Academic training is essential for the future of the specialty of anaesthesia. Academic training opportunities in anaesthesia can be dived into four categories:
- Core training in research for all trainees
- Exposure to research at a local level (e.g. institutional or regional research fellowships, and trainee network projects)
- Training posts that explicitly recruit aspiring clinical academics, and provide them with time to develop research plans and funding applications at pre and post-doctoral levels (e.g. NIHR Academic Clinical Fellowships (ACF) and Clinical Lectureships (CL), respectively)
- Higher degree training through a University (Masters, MD and PhD)
Core training in research methodology and governance is part of the curriculum for CCT and provides a framework for those interested in research. Those trainees wishing to understand more about clinical research are encouraged to complete a Good Clinical Practice (GCP) course. GCP training is an international standard that outlines how all clinical research should be conducted, covering ethical, scientific and practical aspects of research.
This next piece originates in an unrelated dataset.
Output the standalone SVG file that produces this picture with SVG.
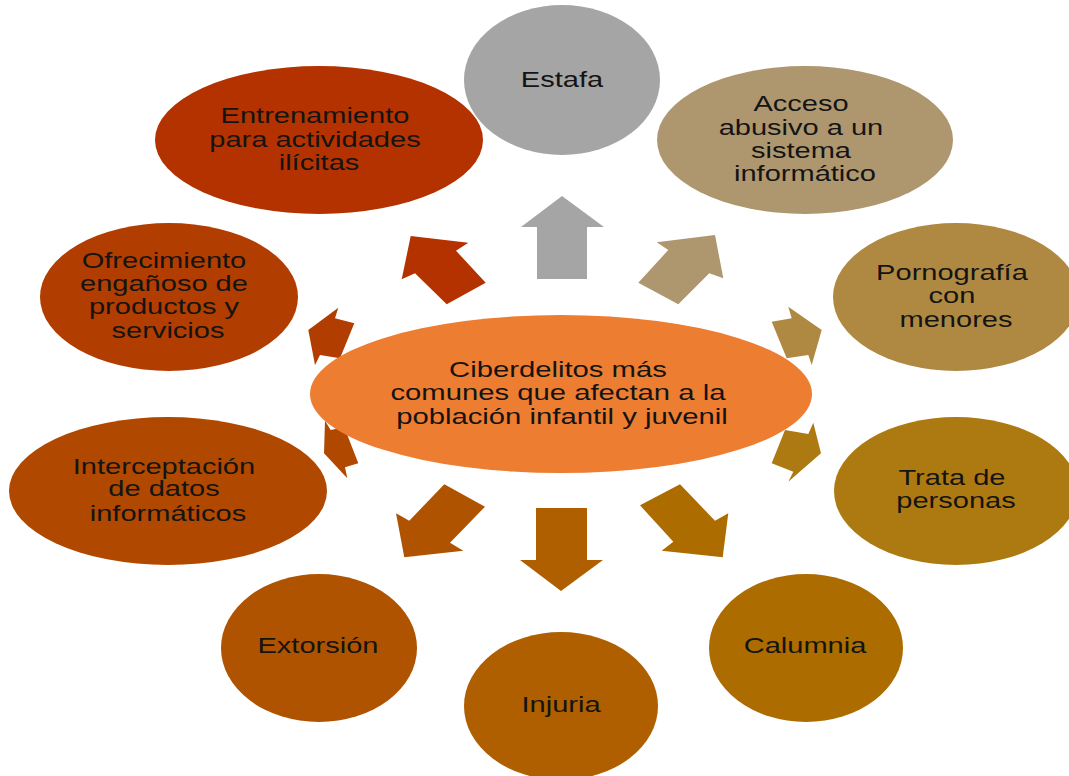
<svg xmlns="http://www.w3.org/2000/svg" width="1069" height="776" viewBox="0 0 1069 776">
  <style>
    .lbl { font-family: "Liberation Sans", Arial, sans-serif; font-size: 22px; fill: #141414; text-anchor: middle; }
  </style>
  <rect width="1069" height="776" fill="#ffffff"/>

  <!-- Block arrows radiating from the central topic -->
  <g id="connectors">
    <polygon id="a-estafa" fill="#a5a5a5" points="562,196 604,227 587,227 587,279 537,279 537,227 521,227"/>
    <polygon id="a-acceso" fill="#ae976f" points="715,235 723.3,278.3 709.3,273.3 678.3,304.3 638.3,282.7 668.3,250 656.7,242.3"/>
    <polygon id="a-porno" fill="#af8942" points="788.3,306.7 791.7,318.3 771.7,321.7 786.7,358.3 808.3,355 811.7,365 821.7,330"/>
    <polygon id="a-trata" fill="#ad7a11" points="785,430 808.3,434 813.3,422.7 821,453.3 788.3,481.7 793.3,471.7 771.7,463.3"/>
    <polygon id="a-calumnia" fill="#ad6c00" points="680,484.3 640,505.3 673.3,541.7 661.7,550.7 722.7,557.3 728.3,513.3 715,520.7"/>
    <polygon id="a-injuria" fill="#af5e00" points="536,508 587,508 587,560 603,560 561,591 520,560 536,560"/>
    <polygon id="a-extorsion" fill="#af5300" points="444.3,484.3 485,506.7 450,542.7 463.3,550.7 404.3,557.3 396,513.3 409.3,520.7"/>
    <polygon id="a-intercep" fill="#b04800" points="325,420.7 330.7,430 344.3,427.3 358.3,463.3 345,467.3 347.3,478.3 324,453.3"/>
    <polygon id="a-ofrec" fill="#b23d00" points="308.3,330 338.3,307.7 335,318.3 354.3,323.3 340,358.3 320,355 315,365"/>
    <polygon id="a-entren" fill="#b43200" points="410.7,236 468.3,242.7 456,250.7 485.7,282.7 446.7,304.3 415,273.3 401.7,279.3"/>
  </g>

  <!-- Central topic -->
  <g id="n-center">
    <ellipse cx="561" cy="394" rx="251" ry="79" fill="#ed7d31"/>
    <text class="lbl" transform="translate(562,0) scale(1.33,1)">
      <tspan x="0" y="377">Ciberdelitos más</tspan>
      <tspan x="0" y="400">comunes que afectan a la</tspan>
      <tspan x="0" y="424">población infantil y juvenil</tspan>
    </text>
  </g>

  <g id="n-estafa">
    <ellipse cx="562" cy="80" rx="98" ry="75" fill="#a5a5a5"/>
    <text class="lbl" transform="translate(562,0) scale(1.32,1)"><tspan x="0" y="87">Estafa</tspan></text>
  </g>

  <g id="n-acceso">
    <ellipse cx="805" cy="140" rx="148" ry="74" fill="#ae976f"/>
    <text class="lbl" transform="translate(805,0) scale(1.32,1)">
      <tspan x="0" y="111.5">Acceso</tspan>
      <tspan x="0" y="135">abusivo a un</tspan>
      <tspan x="0" y="158.5">sistema</tspan>
      <tspan x="0" y="181.5">informático</tspan>
    </text>
  </g>

  <g id="n-porno">
    <ellipse cx="956" cy="297" rx="123" ry="74" fill="#af8942"/>
    <text class="lbl" transform="translate(956,0) scale(1.32,1)">
      <tspan x="0" y="280">Pornografía</tspan>
      <tspan x="0" y="303.5">con</tspan>
      <tspan x="0" y="327.5">menores</tspan>
    </text>
  </g>

  <g id="n-trata">
    <ellipse cx="956" cy="491" rx="122" ry="74" fill="#ad7a11"/>
    <text class="lbl" transform="translate(956,0) scale(1.32,1)">
      <tspan x="0" y="485">Trata de</tspan>
      <tspan x="0" y="508.5">personas</tspan>
    </text>
  </g>

  <g id="n-calumnia">
    <ellipse cx="806" cy="648" rx="97" ry="74" fill="#ad6c00"/>
    <text class="lbl" transform="translate(805,0) scale(1.32,1)"><tspan x="0" y="653">Calumnia</tspan></text>
  </g>

  <g id="n-injuria">
    <ellipse cx="561" cy="706" rx="97" ry="74" fill="#af5e00"/>
    <text class="lbl" transform="translate(561,0) scale(1.32,1)"><tspan x="0" y="712">Injuria</tspan></text>
  </g>

  <g id="n-extorsion">
    <ellipse cx="319" cy="648" rx="98" ry="74" fill="#af5300"/>
    <text class="lbl" transform="translate(318,0) scale(1.32,1)"><tspan x="0" y="653">Extorsión</tspan></text>
  </g>

  <g id="n-intercep">
    <ellipse cx="168" cy="491" rx="159" ry="74" fill="#b04800"/>
    <text class="lbl" transform="translate(168,0) scale(1.32,1)">
      <tspan x="0" y="474">Interceptación</tspan>
      <tspan x="0" y="496.5">de datos</tspan>
      <tspan x="0" y="521">informáticos</tspan>
    </text>
  </g>

  <g id="n-ofrec">
    <ellipse cx="169" cy="297" rx="129" ry="74" fill="#b23d00"/>
    <text class="lbl" transform="translate(168,0) scale(1.32,1)">
      <tspan x="0" y="268">Ofrecimiento</tspan>
      <tspan x="0" y="291">engañoso de</tspan>
      <tspan x="0" y="314.5">productos y</tspan>
      <tspan x="0" y="338">servicios</tspan>
    </text>
  </g>

  <g id="n-entren">
    <ellipse cx="319" cy="140" rx="164" ry="74" fill="#b43200"/>
    <text class="lbl" transform="translate(319,0) scale(1.32,1)">
      <tspan x="0" y="123">Entrenamiento</tspan>
      <tspan x="0" y="147">para actividades</tspan>
      <tspan x="0" y="170">ilícitas</tspan>
    </text>
  </g>
</svg>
Local research opportunities are available at many of our hospitals, and is a feature of many of the subspecialty Fellowships we provide.
More formal academic training is available through
- NIHR Integrated Academic Training Schemes
- Academic Clinical Fellow schemes
- Clinical Lecturer schemes
- Higher Degree and Masters Training Programmes
- MD or PhD Training
Further information about all of these is available from the National Institute for Academic Anaesthesia Academic Training Guidance booklet.
School Research Groups
Dr Daniel Martin leads the Mitox lab which carries out translational research – currently oxygen, hypoxia, mitochondria and oxidative stress.
The UCL Centre for Perioperative Medicine is led by Professor Ramani Moonesinghe. It aims to improve the quality of perioperative healthcare through a comprehensive programme of health services research and innovation in improvement science.